ごんげ
出典: フリー仏教百科事典『ウィキダルマ(WikiDharma)』
権化
avatāra (S):otāra (P)
梵語「アヴァターラ」は「アヴァトリ」(avatṛ)という動詞から作られた名詞であり、「現われること」「降下すること」などを意味し、「応現」「化現」などといわれる。
この「アヴァターラ」という考えは、超人である神が、地上のいろいろなものの姿に変化して、それらのものの願望をかなえ、救ってやるものだという考え方に立って説かれてきたものである。キリスト教の「化肉」というのも、このような考え方の一種としてみられるか。また、SNSなどで別の人形を作ったり、SFなどで別の体に変身したりするのをアヴァターと呼ぶのも、同根であろう。
仏教における起源は詳しくはわからないが、インドの土壌の中で、早くから、このような考え方があらわれたようである。たとえば、釈尊について、その前生の物語である本生譚の中で、釈尊は鹿王に化現したり、隊商の長に生まれたり、また、太子に生まれたりして種々行をはげんだとするものは、みな、この「アヴァターラ」の考えによるものである。また、大乗諸経で仏の説法の場所を天界におくのもこのためであろう。ことに、兜率下生に示される八相成道なども、この化現思想の一種として注意される。
さらに、この考え方は仏身観の展開と呼応して、法身の応化という立場で考えられるようになる。この一種として観世音菩薩の信仰を生み出し、チベットではダライ・ラマこそ観世音菩薩の化現であり、この土地は観音の浄土であるとさえ主張する人々がある。
このような思想は、日本に入っては聖徳太子は観音の化身、良弁僧正は弥勒菩薩、行基菩薩は文殊菩薩の化身であると主張されたり、法然聖人は勢至菩薩、親鸞聖人は阿弥陀の化身などという主張となったのであろう。しかも、このような思想は、やがて日本では本地垂迹説と進んでゆく訳である。そこでは、本地である大日如来は天照大神と垂迹し、観世音菩薩は八幡大神と垂迹したなどといわれてくるようになる。これが、やが権現という考えを生み出し、愛宕権現、熱田権現、石清水権現、春日権現、熊野権現、日光権現、箱根権現などと有名な権現が説かれ出したのである。
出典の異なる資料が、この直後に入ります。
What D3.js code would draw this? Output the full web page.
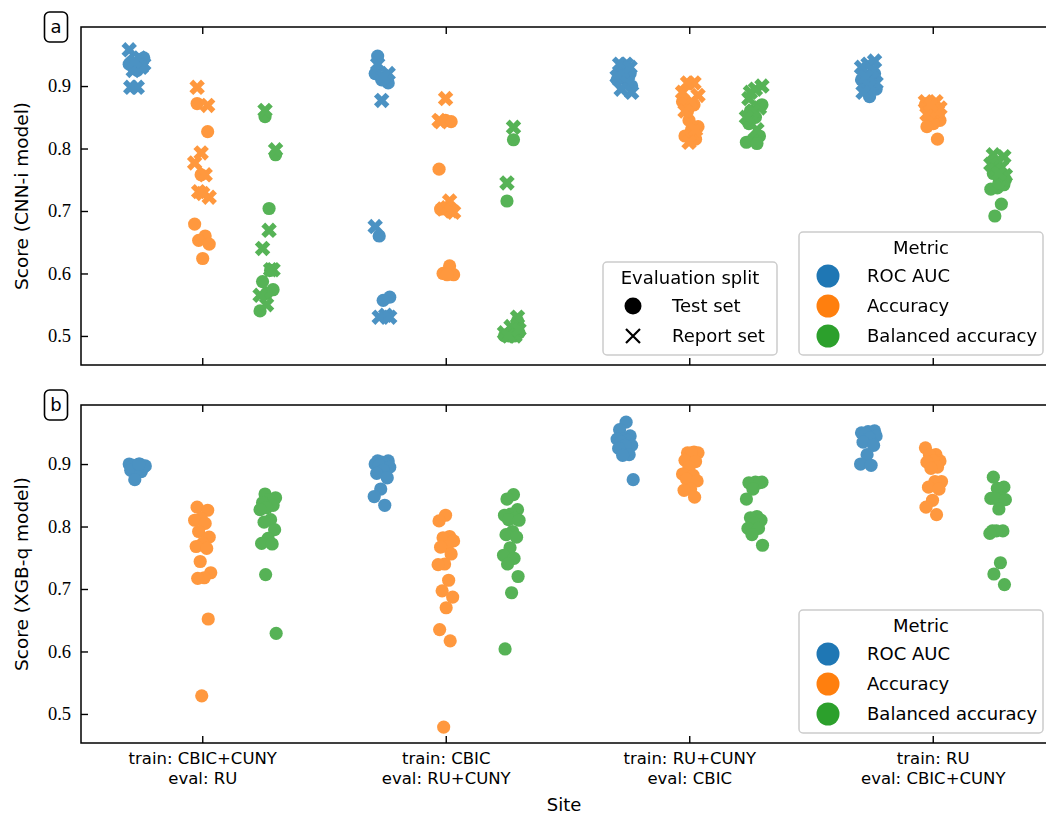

ところで、このアヴァターラは、インドでは第5世紀のグプタ期の宗教的再生への大きな影響を与えた。もちろん、思想そのものは仏教以前にさかのぼるものであり、パニーニの時代に信仰せられていたものである。また、パータンジャリ(B.C. 2c.)は、クリシュナを神のアヴァターラであって、神性をもった人間でなく、神そのものであるとした。
『バガバット・ギーター』でクリシュナは「宗教がおとろえて、悪者がはびこり、これを滅さねばならない時には、いくたびも生まれ出るであろう」といっている。ここにも、ゑられるように世の中が乱れてくる時、人々の要求に応じていろいろの姿をとって此の世界に現われるというのである。その現われ方について、ことに有名なものがヴィシュヌ神の十身の化現である。次に、これをあげておこう。
- .魚形化現 matyāvatāra
- .亀形化現 kūrmāvatāra
- .野猪化現 varāhāvatāra
- .人獅子化現 marasiṃhāva-
- .侏儒化現 vāmanāva-
- .大銊羅摩化現 paraśurāva-
- .羅摩旃陀羅化現 rāmachandāva-
- .仏陀化現 bauddhāva-
- .カルキ化現 kalkiava-
などである。仏陀釈尊も明らかにアヴァターラとして考えられている。しかも、それは6世紀までに既にそのように思われていたようである。このことは『マツィヤ・プラーナ』にはヒンドゥーの正統な神として、それはヴィシュヌ神のアヴァターラであるとされているし、『バーガヴァタ・プラーナ」でも、仏陀はヴィシュヌの1アヴァターラとして述べられている。
このようなアヴァターラという考え方が、現代のわれわれにとってどのような意味をもつかについては、簡単には結論できないとしても、宗教的な伝統において、常にこのような権化・化現・化身などの考えがあるということは、人間自身の本当の落ち着きと安らかさが、このような歴史的な伝統精神に基礎づけられていると思わされる。人間にとって横への拡がりとしての社会的位置づけの自覚も大切であるが、歴史的な縦の伝統が人間の精神的安定にとって、また大切であることを知るべきであろう。